Tuesday’s Election Results Lead to Many Farm Policy Questions

By Jordan Dux, Sr. Director of National Affairs

Unless you’re one of the lucky ones who instituted a complete media ban over the past few months, weeks, and days, you probably saw we had an election on Tuesday. Again, unless you were one of those aforementioned folks, you also have likely seen plenty of national analysis from talking heads going over who won and who lost. Rather than simply regurgitating what many of you already heard and now know, I’d like to take a quick second to provide a bit of analysis on what the outcome of Tuesday’s election means for agricultural policy at the federal level. While the cynic in me would love to tell you all that you would be happier if you just didn’t pay attention to any of this and just focused on the happenings on your individual farm/ranch. However, as you all know, we simply can’t do that anymore…more on that in a second.

From a federal ag policy perspective, one of the largest impacts we will see is on the composition and leadership of both the Senate and House Ag Committees. Those changes will in turn have an impact on the legislation that comes out of those respective bodies, including the 2023 Farm Bill. As of the writing of this piece, we are anticipating Republicans having a small majority in the House of Representatives with control of the Senate still in the air. If Republicans only take control of one side of The Hill, it is likely the farm bills that advance out of the House and Senate will look strikingly different. While we will likely see a largely evolutionary vs. revolutionary take on Title I commodity programs, Title II Conservation Programs and Title IV Nutrition Programs may be targets for larger reforms by members of both political parties. Will we see Democrats push for additional climate focused requirements or incentives added to conservation programs? Will Republicans in the House look to make reforms to a potential $1 trillion plus Nutrition Title? Outside of the Farm Bill and even the Ag Committees, some unpopular regulations which have been pushed by the Biden administration are also likely to become targets, see the Biden SEC rule forcing companies to report Tier 3 supply chain emissions. While we await the final vote totals to come in, know that Farm Bureau is prepared to push our member passed policy regardless of who’s in charge.

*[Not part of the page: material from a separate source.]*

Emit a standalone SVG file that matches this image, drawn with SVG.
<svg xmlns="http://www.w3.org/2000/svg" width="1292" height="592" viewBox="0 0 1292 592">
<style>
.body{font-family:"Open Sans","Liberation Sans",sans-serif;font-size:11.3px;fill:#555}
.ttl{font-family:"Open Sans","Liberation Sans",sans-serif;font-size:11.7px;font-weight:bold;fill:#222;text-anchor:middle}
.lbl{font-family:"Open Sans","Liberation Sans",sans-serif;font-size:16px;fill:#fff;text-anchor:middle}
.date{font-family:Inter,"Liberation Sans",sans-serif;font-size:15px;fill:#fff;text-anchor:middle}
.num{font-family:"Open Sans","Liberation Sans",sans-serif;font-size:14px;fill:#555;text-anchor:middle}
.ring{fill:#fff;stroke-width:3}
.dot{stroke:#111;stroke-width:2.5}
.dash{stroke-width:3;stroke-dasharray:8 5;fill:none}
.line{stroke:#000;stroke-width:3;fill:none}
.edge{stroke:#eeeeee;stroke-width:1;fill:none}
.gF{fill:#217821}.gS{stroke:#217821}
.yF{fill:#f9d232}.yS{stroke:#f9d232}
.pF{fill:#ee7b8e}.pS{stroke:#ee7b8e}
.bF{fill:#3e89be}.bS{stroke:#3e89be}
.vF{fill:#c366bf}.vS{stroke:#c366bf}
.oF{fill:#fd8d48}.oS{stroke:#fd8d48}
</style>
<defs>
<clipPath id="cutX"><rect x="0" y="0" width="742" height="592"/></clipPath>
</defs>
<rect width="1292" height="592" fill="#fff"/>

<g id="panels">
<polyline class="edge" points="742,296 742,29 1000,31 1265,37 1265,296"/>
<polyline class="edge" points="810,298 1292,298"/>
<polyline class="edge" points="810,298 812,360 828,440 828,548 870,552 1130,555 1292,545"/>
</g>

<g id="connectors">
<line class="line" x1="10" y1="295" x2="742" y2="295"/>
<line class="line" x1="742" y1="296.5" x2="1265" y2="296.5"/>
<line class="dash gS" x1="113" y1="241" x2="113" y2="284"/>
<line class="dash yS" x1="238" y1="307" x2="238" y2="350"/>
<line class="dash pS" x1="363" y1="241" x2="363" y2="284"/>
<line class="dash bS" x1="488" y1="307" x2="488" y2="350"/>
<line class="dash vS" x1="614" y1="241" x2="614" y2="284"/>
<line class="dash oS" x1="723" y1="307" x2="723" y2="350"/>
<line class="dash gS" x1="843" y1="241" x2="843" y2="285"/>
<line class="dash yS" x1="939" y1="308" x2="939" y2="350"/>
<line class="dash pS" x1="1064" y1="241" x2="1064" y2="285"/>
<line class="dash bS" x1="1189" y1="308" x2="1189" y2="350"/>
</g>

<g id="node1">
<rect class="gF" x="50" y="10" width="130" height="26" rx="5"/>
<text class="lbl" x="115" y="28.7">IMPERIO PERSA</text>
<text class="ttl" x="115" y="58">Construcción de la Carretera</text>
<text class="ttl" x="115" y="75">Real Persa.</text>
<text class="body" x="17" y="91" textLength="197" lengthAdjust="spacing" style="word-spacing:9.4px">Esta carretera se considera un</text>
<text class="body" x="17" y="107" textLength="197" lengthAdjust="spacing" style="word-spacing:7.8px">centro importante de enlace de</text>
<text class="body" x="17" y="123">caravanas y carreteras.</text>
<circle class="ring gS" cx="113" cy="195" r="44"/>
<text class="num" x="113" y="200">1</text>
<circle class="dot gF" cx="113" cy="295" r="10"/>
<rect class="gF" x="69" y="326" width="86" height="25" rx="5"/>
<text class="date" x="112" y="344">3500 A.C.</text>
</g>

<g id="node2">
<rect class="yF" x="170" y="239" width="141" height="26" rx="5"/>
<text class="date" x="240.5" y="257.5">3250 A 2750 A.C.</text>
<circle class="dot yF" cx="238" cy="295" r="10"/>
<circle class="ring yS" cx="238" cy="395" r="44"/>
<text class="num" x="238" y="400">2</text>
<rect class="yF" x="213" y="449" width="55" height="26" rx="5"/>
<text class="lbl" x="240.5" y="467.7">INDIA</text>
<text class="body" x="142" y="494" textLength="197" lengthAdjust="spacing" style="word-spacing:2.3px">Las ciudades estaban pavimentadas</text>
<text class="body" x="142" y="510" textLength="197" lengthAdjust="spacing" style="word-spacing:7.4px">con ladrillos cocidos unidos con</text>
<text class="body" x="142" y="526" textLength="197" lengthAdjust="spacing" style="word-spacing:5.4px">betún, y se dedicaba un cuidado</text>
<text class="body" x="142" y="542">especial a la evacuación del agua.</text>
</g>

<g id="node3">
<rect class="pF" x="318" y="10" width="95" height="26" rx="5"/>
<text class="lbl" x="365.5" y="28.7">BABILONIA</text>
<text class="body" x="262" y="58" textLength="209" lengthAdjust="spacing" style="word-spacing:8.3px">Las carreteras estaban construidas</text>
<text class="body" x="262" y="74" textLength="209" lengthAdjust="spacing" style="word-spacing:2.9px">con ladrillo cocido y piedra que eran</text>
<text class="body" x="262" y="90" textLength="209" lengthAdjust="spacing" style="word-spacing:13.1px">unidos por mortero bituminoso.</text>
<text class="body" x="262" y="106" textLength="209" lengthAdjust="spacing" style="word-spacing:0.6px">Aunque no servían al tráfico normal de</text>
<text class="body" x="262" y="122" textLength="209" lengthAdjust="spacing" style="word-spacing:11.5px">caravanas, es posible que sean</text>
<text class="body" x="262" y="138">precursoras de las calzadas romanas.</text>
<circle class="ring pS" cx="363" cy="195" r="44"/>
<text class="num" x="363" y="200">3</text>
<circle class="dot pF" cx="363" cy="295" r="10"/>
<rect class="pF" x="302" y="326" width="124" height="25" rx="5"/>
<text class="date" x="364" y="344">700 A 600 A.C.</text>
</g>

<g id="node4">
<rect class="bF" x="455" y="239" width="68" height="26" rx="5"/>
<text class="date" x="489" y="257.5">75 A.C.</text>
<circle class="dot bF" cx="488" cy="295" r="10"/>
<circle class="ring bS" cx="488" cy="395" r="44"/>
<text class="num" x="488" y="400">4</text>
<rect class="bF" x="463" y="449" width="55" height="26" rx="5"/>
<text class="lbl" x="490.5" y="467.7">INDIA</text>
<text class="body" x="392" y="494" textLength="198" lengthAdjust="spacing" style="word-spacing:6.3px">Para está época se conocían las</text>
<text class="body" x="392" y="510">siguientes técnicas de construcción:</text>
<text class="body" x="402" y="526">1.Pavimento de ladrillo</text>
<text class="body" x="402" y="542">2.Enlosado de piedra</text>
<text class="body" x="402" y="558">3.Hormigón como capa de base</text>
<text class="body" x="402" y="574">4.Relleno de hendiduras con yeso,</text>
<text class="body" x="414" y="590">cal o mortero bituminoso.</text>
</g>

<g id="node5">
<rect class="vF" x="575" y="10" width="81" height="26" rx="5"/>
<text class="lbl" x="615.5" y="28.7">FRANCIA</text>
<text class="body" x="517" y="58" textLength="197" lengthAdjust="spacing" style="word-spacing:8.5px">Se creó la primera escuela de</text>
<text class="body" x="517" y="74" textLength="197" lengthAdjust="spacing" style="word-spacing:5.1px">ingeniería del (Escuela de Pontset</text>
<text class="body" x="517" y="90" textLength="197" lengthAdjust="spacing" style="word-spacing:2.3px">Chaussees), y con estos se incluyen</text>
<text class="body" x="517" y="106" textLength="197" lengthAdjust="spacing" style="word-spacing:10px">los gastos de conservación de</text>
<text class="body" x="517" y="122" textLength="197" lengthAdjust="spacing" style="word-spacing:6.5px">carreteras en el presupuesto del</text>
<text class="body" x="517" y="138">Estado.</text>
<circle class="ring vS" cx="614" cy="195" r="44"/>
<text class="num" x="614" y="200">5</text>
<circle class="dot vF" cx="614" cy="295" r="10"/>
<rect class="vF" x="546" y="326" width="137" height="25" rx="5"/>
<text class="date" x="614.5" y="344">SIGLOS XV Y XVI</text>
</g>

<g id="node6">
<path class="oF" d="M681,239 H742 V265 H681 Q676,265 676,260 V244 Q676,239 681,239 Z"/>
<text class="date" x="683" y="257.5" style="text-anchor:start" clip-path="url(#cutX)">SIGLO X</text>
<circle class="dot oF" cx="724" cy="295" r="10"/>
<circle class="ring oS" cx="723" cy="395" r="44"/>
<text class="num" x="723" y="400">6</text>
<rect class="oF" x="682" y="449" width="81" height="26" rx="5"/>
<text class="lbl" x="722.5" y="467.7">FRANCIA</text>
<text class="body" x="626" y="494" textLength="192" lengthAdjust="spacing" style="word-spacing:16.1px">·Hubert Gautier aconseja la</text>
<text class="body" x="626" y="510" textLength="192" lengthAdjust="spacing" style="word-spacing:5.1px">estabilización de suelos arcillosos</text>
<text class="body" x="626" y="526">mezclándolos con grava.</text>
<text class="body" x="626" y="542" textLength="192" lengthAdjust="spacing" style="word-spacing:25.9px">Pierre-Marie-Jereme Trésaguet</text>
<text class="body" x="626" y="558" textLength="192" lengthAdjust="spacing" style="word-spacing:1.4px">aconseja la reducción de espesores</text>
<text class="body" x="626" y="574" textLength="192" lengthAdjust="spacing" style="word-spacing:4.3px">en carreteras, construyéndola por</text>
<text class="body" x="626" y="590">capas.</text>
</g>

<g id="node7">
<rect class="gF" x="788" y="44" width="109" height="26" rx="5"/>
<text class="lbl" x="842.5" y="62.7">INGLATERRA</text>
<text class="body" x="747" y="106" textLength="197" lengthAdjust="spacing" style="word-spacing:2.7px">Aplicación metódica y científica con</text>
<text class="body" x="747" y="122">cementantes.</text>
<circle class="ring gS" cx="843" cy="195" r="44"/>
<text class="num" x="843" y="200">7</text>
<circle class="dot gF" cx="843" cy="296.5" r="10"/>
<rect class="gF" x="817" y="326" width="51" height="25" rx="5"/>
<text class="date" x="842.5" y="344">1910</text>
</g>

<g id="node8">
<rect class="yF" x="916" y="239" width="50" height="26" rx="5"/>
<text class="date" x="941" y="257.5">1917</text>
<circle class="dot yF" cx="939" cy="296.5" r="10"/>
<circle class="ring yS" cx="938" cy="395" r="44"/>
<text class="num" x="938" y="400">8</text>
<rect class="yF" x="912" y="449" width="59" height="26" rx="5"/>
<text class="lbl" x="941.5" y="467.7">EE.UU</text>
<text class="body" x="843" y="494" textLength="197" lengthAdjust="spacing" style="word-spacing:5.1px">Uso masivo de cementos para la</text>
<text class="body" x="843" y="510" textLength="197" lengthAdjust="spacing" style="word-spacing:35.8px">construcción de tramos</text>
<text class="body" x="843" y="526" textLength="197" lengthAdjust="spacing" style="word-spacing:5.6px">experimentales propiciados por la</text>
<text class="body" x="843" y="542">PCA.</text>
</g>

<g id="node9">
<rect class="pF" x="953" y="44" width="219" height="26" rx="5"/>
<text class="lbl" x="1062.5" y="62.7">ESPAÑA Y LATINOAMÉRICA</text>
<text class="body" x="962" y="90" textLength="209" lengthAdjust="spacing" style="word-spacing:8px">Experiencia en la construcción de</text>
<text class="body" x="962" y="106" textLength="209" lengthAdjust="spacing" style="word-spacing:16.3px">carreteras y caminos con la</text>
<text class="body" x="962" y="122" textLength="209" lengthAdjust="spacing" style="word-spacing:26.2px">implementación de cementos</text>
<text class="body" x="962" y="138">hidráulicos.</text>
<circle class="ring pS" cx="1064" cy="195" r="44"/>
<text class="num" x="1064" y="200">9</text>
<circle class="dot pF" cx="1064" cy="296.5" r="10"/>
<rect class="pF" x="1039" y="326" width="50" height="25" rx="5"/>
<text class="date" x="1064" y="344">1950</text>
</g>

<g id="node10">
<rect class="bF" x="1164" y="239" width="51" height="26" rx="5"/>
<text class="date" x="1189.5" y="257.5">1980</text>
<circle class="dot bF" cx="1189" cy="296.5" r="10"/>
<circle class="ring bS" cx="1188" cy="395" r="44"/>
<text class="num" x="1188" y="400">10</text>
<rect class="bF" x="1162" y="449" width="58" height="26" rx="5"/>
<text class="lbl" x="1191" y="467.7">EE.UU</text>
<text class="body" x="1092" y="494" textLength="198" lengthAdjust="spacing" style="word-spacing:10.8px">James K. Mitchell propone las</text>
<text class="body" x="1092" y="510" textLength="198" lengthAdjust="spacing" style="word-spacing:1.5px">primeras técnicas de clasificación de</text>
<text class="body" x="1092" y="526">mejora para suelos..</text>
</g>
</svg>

Now, as I mentioned earlier, it would be very easy to simply focus on your “real job;” growing the food, fiber, and fuel and feed our nation and the rest of the world. Unfortunately, now more than ever before, we need you. We need each and every one of you to help us in defending agriculture from those who simply don’t understand what you do. Let’s be honest, for the most part, it isn’t their fault. We are centuries past the time when the average U.S. citizen worried about where their next meal was coming from or how they would obtain many of the life basics farmers and ranchers help provide. Yet, as it’s been said time and again, ignorance doesn’t prevent someone from having an opinion. As a guy whose job is to follow the happenings of Washington, D.C., I get a front row seat to that each and every day. But we can’t simply pack it in. We cannot allow those with an agenda to take away crop protection products, we cannot allow federal regulatory agencies to push new regulations without regard to the additional time and treasure it will take for farmers and ranchers to comply with them. We cannot sit back and allow the nation’s rail system to go on strike, crippling our nation’s economy. We need you. We need your letters to members of Congress. (See the story in Newswire on the rail strike to see what you can do to help!) We need you to pick up the phone and talk to the decision makers you know and help share the stories and perspectives that need to be shared. I end almost all of these pieces with a promise that Farm Bureau will be there to help push what needs to be pushed, but we can’t do it alone. As we approach the beginning of the next year, please stay posted on the many opportunities we will have that will help you make an impact. You’re not going to have time for all of them, but I hope you will take the time to help where you can help ensure a better future for Nebraska’s farm and ranch families.